Eski mahallemizdeki marketçi abi seslendi arkamdan. “Vapuuuur. Vapuuur. Sen bilgisayardan anlıyorsun değil mi?”
“Anlıyorum” dedim. “Anlamam mı!”
“Bizim kızın bilgisayarı bi yap yaaa” dedi.
Bilgisayar yapmak diye düşündüm bir süre. “Tamam abi” dedim. “Yaparız”
Birkaç gün sonra evlerine davet etti beni. Gittim. Bilgisayarı yaptım falan. Yemeğe kalmam için ısrar ettiler. Yemeğe kaldım. Güzel güzel yemekler hazırlanmıştı afiyetle yedim. Yemek sonrası masadan kalkmadım uzunca bir süre. Balkonda uzun uzun oturduk.
Bir ara yenge hanım, marketçi abinin eşi kadın. “Yıldız kayıyor” diye bağırıp dilek tutmaya başladı. Ailemize birlik, apartmanımıza dirlik, mahalleye bereket falan sayıyor da sayıyor. Bütün bu süreci şaşkın gözlerle izledim. Şaka maka Türksat uydusuna baka baka 4-5 dakika dilek tuttu kadın.
ABLACIM O TÜRKSAT, SENİN GÖNDERDİĞİN SİNYALLERİN ONDA BİR KARŞILIĞI YOK. BİR DE ALETİN KAFASINI KARIŞTIRCAKSIN. BELKİ DE BU HANGİ KANALDI DİYE KAFASI KARIŞIYOR GÜZEL UYDUMUZUN. AYRICA YILDIZ ÖYLE Mİ KAYAR YA?
***
Bir dostum ingilizce kelimeler kullanmam konusunu nasıl dert ettiyse en sonunda dayanamadı ve şöyle dedi: “Ne diye ingilizce kelime kullanıyorsun?”
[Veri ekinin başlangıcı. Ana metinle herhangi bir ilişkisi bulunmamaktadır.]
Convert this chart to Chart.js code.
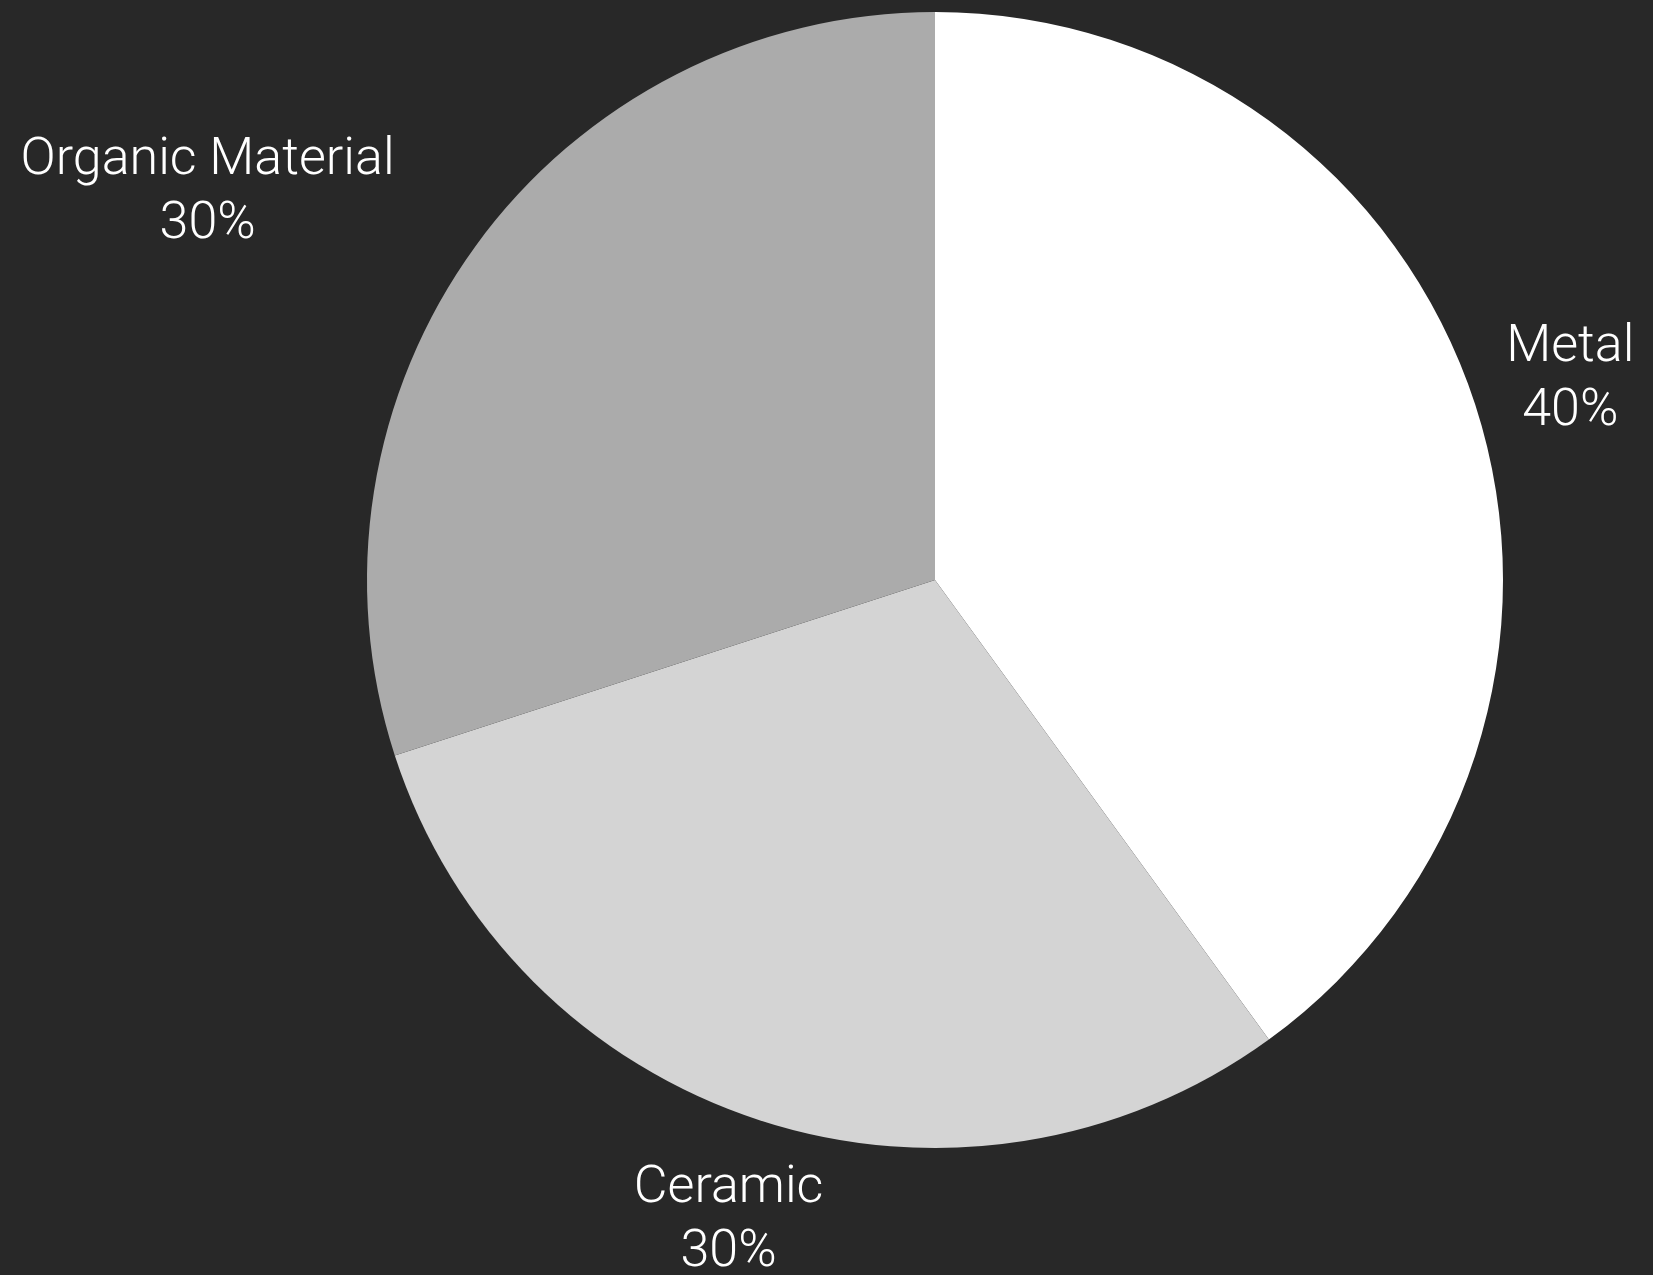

Yahu ben lisede de, üniversitede de Dil okudum. Okul meselem dışındda Dile her zaman ilgim oldu. Tabi böyle uzun uzun açıklamalara girmedim hiç. Yerli ve milli dil falan diye bir tartışmaya girme niyetim zaten yok.
“Context içinde anlaman lazım aslında” dedim. İyice gıcık oldu.